Of course, Jascha Franklin-Hodge is in the social media development business. His company (BlueStateDesign) offers design and strategy consulting and used the nation’s biggest success in web 2.0 to great effect in his presentation. (If Obama-team paid for their services, extra great for F-H, but if not, it was still worth a great deal since it gave F-H’s company such a huge dose of credibility to speak from).

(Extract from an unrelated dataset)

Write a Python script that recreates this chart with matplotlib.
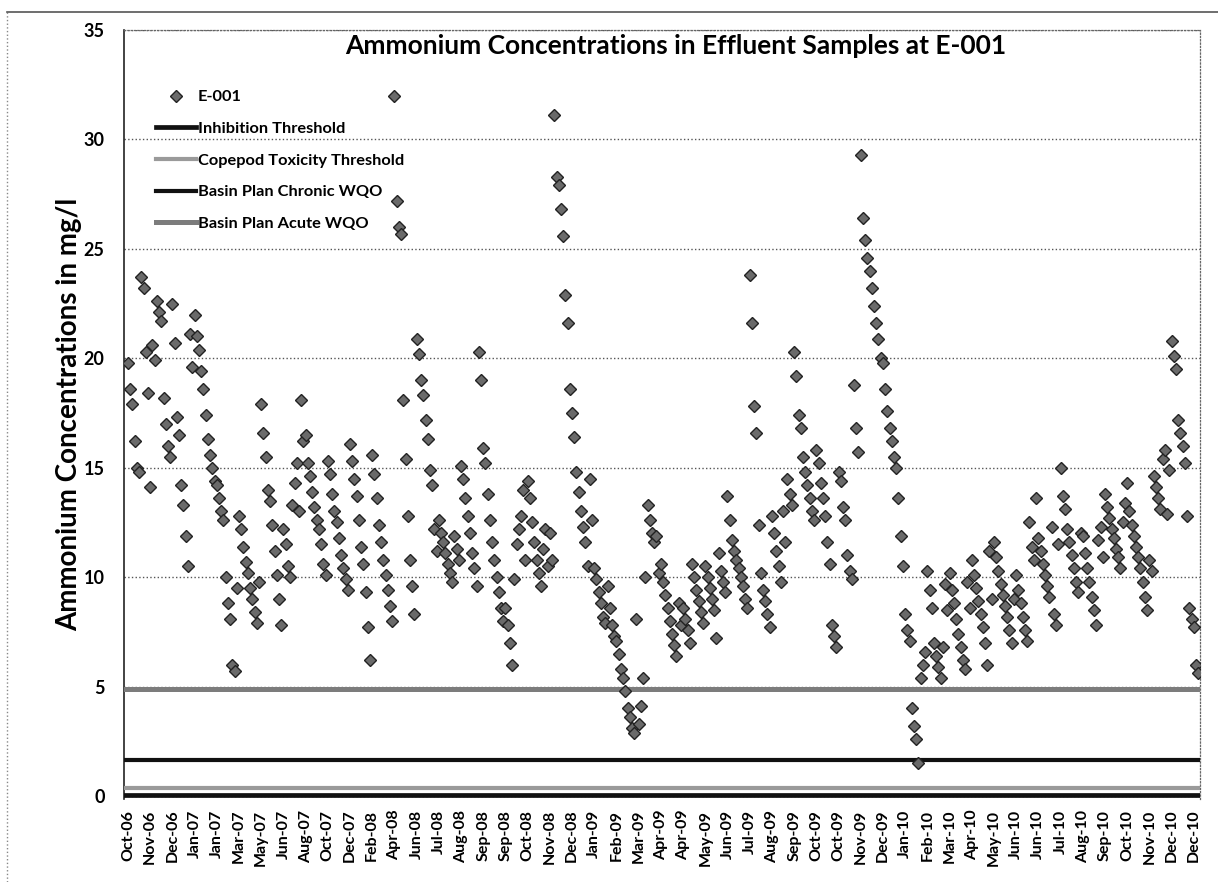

Some stats on the Obama election campaign were shared:
- 1 billion email messages sent to 13 million addresses (an average of 77 messages/person – no doubt some got more, some got less)
- 1 million SMS accounts
- 200,000 off-line events planned
- 35,000 local volunteer groups
- 14.5 million YouTube hours of viewing (similar paid-for-advertising would have cost about $50 million)
- $770 million was raised
F-H said that email marketing was key… and I would hope so – 1 billion messages! Clean copy, simple and professional graphics and controlled corporate branding everywhere.
Website offered action-oriented payoffs – volunteer, make calls, learn more. The highest priority item had the biggest button for action.
As is the case with any community website such as Facebook, users tend to invest a lot of time tending their gardens, without necessarily accomplishing much. However, F-H and team made campaign-relevant activities worth points, and even integrated the accomplishment of activities (25 calls to undecided voters in VA, for example) with Facebook so a Obama Community member’s Facebook friends knew that the member had accomplished something relevant to the campaign.
Even the iPhone application sorted and rank-ordered your contacts list according to whether or not the contact was in a swing state or not.
Members that achieved certain campaign participation levels were granted access to strategy videos that were real, nerdy campaign managers, low production value YouTube videos, further reinforcing the campaign’s personal and authentic flavor.
Sarah Palin’s RNC speech was the #1 fundraising speech for the Dems. Within 24 hours, they raised $11 million. Their outbound email accused her of being mean-spirited and demeaning of community organizers, whom they said were the concerned citizen’s response to out-of-touch politicians, and ‘let’s not let people like her into the White House.’ Effective.
Measurement was a huge part of the workflow which demanded experiments on copy, subjects, graphics and the like.